Cette recension a été publiée dans le numéro d’hiver de Politique étrangère (n°4/2016). Pierre Baudry propose une analyse de l’ouvrage de Richard Youngs, The Puzzle of Non-Western Democracy  (Carnegie Endowment for International Peace, 2015, 240 pages).

Puzzle of Non-Western Democracy

La démocratie libérale telle que la conçoit l’Occident est-elle la seule forme viable de démocratie ? N’est-elle pas victime d’un individualisme qui en détruit le principe ? Ne doit-on pas admettre, au nom du respect des identités culturelles, qu’il existe des modèles alternatifs et « illibéraux » à la vision occidentale de la démocratie ? Ces questions qui sous-tendent la politique d’un Poutine, d’un Orban, et toute une partie du discours politique de la Chine ou de l’Iran sont au cœur de cet ouvrage. Les critiques de la démocratie libérale ne sont pas nouvelles : le xxe siècle a connu des critiques du libéralisme au nom des idéologies nationale-socialiste ou prolétarienne. Mais le livre de Youngs se distingue en ce qu’il propose une approche globale de la critique du modèle occidental, associant analyse géopolitique et réflexion théorique : « Bien souvent, les appels à une conception non occidentale de la démocratie renvoient au défi d’un renouvellement (reimagining) de la démocratie en général. »

L’auteur plaide essentiellement pour un « libéralisme renforcé » (liberalism plus). On peut admettre fondamentalement le principe d’une variation démocratique selon les régions du monde ; mais variations et expérimentations doivent se faire autour d’un corps de principes intangibles – participation aux décisions politiques, tolérance, capacité à rendre compte de son action (accountability) –, et de propositions concrètes : soutien aux droits des communautés et pas uniquement aux individus afin de les rendre plus efficaces en termes de contrôle démocratique ; critique du néolibéralisme et défense du libéralisme comme justice économique ; mise en place de formes alternatives de représentations et d’action politique au moyen des nouvelles technologies ou de budgets participatifs ; recours aux traditions juridiques locales dans la mesure où elles fournissent des modalités de participation démocratique.

L’auteur tente ainsi de satisfaire deux exigences. D’une part le refus d’une conception uniforme de la démocratie comme le montre son intérêt pour le projet d’étude « The Varieties of Democracy », qui évalue la situation démocratique en fonction des conditions locales. D’autre part sa méfiance envers toute critique du libéralisme camouflant des pratiques autoritaires.
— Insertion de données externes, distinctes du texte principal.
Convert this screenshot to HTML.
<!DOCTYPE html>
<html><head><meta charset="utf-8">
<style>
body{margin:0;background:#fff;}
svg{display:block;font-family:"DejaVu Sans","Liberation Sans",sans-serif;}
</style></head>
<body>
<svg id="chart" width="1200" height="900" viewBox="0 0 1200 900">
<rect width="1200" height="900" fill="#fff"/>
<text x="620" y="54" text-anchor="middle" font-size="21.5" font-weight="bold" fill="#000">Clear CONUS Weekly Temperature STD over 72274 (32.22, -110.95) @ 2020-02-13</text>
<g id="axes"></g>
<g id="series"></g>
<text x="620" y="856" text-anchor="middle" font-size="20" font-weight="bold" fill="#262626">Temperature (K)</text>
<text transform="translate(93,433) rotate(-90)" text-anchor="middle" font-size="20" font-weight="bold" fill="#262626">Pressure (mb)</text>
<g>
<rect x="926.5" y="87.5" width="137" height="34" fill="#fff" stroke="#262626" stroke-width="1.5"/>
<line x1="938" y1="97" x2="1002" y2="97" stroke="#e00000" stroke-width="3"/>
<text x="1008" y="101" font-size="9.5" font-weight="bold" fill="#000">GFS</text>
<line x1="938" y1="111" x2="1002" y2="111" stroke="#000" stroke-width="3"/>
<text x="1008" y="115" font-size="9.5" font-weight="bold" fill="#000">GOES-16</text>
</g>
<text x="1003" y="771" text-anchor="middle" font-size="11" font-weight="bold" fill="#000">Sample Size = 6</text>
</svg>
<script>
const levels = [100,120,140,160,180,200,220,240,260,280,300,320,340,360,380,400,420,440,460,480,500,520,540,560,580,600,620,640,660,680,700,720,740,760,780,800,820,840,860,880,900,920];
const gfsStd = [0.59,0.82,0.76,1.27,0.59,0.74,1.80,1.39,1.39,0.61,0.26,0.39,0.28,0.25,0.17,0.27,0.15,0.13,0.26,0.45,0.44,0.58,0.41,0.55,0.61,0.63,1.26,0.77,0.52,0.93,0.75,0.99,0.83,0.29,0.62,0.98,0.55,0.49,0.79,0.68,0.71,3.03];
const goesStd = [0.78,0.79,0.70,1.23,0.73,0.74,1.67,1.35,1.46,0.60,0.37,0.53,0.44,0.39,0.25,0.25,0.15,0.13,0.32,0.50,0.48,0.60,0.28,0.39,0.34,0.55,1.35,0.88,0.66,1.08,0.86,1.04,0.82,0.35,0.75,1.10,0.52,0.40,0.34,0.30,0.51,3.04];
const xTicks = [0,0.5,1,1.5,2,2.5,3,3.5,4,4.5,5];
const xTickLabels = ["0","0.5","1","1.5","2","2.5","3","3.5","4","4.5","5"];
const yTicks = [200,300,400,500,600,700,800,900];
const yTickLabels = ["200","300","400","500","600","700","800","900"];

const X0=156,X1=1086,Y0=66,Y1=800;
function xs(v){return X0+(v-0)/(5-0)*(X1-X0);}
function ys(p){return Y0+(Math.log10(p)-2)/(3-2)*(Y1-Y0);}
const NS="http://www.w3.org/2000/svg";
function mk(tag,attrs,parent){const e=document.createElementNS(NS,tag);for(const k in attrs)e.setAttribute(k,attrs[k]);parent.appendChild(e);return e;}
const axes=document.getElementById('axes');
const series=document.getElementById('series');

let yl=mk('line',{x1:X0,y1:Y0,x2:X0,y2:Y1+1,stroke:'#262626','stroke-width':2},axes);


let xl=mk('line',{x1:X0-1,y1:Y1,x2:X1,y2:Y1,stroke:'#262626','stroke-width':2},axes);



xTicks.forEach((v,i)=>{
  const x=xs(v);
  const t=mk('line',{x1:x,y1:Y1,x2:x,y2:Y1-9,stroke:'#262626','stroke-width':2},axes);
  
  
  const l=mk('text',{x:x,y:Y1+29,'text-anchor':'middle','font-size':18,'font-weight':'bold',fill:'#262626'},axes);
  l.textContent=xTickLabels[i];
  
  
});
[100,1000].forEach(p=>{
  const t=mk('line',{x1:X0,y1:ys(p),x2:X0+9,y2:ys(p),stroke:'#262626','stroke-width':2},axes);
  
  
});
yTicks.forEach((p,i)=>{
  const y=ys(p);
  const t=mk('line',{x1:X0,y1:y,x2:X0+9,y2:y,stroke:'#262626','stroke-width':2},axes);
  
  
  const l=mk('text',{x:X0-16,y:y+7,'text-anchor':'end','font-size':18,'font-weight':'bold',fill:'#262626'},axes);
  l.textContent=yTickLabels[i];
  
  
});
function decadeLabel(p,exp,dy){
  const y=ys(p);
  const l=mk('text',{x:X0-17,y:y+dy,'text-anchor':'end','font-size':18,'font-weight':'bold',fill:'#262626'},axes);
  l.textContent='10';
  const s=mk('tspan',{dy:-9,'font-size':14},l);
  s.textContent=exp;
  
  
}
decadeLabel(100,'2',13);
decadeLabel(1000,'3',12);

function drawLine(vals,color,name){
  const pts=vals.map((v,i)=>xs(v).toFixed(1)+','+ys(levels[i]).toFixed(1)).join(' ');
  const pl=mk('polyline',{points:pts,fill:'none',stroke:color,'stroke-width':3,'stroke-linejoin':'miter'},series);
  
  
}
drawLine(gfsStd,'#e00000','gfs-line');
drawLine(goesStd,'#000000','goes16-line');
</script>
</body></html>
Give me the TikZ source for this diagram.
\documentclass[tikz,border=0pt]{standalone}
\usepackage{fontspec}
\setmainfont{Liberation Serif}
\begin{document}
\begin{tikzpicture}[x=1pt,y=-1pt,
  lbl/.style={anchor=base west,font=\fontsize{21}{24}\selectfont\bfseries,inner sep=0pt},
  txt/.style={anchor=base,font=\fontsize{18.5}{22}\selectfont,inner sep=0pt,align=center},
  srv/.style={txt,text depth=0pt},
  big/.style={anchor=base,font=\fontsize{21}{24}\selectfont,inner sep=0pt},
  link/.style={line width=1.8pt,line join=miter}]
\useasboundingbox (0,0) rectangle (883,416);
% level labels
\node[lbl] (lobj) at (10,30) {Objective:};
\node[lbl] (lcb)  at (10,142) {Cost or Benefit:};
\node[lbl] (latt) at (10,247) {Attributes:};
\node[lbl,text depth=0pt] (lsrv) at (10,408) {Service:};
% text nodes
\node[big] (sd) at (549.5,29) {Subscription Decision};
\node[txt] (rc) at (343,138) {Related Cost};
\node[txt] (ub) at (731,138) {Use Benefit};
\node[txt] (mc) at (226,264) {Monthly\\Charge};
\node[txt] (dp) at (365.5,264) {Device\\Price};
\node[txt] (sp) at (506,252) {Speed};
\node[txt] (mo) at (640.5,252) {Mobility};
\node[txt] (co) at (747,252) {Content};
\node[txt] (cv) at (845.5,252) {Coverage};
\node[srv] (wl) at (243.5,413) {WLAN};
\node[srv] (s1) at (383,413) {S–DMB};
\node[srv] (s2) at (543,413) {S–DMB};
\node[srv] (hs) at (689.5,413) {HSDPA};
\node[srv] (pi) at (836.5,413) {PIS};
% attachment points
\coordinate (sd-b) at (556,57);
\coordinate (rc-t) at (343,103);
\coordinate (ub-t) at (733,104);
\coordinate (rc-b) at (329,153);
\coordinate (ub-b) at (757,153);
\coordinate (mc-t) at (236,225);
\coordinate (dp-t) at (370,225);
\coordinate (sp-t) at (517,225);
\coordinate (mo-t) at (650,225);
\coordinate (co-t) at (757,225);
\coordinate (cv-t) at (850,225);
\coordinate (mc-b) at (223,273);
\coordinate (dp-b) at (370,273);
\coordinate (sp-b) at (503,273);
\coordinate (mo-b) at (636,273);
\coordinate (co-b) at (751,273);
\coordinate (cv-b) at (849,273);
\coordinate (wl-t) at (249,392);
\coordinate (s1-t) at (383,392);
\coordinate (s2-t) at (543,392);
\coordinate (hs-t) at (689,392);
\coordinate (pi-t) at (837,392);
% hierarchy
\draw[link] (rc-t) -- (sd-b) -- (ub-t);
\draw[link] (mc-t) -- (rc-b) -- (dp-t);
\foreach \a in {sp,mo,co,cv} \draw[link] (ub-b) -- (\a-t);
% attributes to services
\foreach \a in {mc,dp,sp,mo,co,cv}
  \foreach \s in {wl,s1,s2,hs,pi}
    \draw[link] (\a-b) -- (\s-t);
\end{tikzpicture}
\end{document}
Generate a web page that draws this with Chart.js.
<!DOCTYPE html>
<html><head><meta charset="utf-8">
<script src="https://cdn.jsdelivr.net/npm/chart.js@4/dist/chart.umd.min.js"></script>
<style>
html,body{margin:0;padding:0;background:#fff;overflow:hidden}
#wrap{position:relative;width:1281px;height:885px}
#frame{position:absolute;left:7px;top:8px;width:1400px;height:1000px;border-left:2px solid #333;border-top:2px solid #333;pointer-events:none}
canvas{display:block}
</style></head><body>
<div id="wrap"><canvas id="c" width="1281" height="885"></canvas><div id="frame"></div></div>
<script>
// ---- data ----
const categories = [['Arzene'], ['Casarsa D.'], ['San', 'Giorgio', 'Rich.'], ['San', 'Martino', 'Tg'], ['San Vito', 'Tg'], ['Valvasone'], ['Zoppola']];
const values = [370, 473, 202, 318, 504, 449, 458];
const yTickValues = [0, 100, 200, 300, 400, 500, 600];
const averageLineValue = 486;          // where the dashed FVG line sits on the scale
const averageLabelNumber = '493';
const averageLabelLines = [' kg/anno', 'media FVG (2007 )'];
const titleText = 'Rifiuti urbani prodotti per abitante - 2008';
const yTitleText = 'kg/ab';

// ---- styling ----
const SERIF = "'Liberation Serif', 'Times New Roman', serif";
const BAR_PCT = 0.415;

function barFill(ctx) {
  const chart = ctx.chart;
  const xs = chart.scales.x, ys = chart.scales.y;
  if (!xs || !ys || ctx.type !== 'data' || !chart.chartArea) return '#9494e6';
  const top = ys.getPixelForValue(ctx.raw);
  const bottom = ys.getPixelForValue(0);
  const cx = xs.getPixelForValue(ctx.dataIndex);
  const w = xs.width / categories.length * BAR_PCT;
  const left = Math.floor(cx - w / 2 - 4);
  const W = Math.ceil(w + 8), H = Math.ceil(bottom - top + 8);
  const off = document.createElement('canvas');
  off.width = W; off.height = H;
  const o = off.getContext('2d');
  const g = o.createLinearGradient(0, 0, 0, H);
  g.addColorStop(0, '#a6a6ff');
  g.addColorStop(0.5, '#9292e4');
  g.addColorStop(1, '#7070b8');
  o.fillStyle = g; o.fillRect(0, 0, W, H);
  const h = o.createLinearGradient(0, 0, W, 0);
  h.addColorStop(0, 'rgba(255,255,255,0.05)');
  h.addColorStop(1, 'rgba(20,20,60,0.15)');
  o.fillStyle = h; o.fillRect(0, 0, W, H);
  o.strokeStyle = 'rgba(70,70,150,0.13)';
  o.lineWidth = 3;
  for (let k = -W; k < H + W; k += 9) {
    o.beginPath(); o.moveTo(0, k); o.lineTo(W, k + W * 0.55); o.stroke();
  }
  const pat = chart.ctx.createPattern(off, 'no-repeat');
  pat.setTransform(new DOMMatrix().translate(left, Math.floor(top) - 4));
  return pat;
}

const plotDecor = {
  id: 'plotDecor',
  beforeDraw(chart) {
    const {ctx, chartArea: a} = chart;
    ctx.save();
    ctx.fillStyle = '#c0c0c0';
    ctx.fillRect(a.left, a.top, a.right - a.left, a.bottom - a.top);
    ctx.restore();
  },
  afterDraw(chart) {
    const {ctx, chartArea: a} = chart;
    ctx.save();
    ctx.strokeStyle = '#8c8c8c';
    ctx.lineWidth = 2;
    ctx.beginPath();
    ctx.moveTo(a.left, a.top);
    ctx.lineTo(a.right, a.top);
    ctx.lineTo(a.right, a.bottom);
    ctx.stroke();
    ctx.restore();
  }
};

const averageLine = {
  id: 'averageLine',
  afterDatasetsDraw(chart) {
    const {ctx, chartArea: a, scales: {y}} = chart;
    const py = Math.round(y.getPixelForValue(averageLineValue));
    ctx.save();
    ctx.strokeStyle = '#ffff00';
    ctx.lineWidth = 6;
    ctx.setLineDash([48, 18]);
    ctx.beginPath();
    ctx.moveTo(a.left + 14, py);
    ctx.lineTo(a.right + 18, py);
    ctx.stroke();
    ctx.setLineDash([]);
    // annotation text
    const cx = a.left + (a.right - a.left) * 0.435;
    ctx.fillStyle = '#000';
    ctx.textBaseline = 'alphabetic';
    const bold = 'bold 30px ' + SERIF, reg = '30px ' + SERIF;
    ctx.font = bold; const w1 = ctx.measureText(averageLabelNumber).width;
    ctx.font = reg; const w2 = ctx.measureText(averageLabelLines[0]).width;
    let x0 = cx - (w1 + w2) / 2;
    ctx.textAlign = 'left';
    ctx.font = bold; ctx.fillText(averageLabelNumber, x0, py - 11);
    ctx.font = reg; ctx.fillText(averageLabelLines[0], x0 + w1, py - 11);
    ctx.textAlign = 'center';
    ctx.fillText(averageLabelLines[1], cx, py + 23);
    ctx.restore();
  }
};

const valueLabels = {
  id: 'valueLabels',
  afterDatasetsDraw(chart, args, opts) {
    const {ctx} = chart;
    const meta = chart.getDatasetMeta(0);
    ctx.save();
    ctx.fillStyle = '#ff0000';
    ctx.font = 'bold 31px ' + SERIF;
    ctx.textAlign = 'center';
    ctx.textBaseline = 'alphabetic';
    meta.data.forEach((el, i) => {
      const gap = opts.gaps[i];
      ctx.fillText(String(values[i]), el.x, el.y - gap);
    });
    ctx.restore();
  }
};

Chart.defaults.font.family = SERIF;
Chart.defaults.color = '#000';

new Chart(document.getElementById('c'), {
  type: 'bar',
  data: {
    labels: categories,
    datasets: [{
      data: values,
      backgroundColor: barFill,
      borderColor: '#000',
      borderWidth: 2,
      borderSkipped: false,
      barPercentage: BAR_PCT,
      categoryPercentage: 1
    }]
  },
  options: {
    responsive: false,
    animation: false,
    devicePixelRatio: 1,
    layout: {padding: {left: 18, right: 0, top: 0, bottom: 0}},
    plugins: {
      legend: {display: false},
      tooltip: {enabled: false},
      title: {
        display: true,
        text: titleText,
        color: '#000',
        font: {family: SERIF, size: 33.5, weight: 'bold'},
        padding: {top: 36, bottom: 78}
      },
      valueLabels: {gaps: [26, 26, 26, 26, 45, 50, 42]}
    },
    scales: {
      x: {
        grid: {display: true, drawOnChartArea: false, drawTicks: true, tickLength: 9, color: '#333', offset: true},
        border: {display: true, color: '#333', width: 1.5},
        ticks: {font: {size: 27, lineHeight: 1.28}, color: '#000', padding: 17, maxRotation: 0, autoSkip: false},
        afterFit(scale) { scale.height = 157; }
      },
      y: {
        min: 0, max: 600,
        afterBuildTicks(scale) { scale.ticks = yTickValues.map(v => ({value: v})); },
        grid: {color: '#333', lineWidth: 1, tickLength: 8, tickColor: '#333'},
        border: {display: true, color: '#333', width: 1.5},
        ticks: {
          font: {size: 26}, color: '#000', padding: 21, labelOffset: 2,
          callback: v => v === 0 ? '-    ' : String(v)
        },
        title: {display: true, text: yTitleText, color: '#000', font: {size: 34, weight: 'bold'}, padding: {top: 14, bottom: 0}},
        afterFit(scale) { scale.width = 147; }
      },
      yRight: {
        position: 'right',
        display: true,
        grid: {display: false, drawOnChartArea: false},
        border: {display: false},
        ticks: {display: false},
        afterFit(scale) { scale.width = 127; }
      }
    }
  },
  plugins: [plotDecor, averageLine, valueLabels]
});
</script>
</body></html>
Les propositions de Youngs sont toujours avancées avec discernement et accompagnées d’un tableau du rapport à la démocratie dans le monde, ainsi que d’une analyse des conséquences sur le plan géopolitique du concept de « variations démocratiques ». On regrette presque que le livre ne soit pas plus étendu, tant les questions abordées campent au cœur de certains des débats actuels les plus brûlants.

L’ouvrage aurait sans doute gagné à prendre en compte les variations démocratiques présentes au sein même du monde occidental. Déjà Tocqueville dans L’Ancien Régime et la Révolution  (1856) proposait des analyses classiques sur la passion des Français pour l’égalité qu’il opposait à l’attachement des Anglo-américains pour la liberté. Ce type de distinctions développées au niveau des institutions ou de la culture politique aurait permis de voir qu’il existe déjà des « variations démocratiques » entre la France, les États-Unis et la Grande-Bretagne, et comment elles permettent des formes diverses de libéralisme selon les traditions politiques nationales. Cette remarque ne retire rien à cet ouvrage dense, passionnant, et qui mériterait d’être traduit au moins en extraits en français.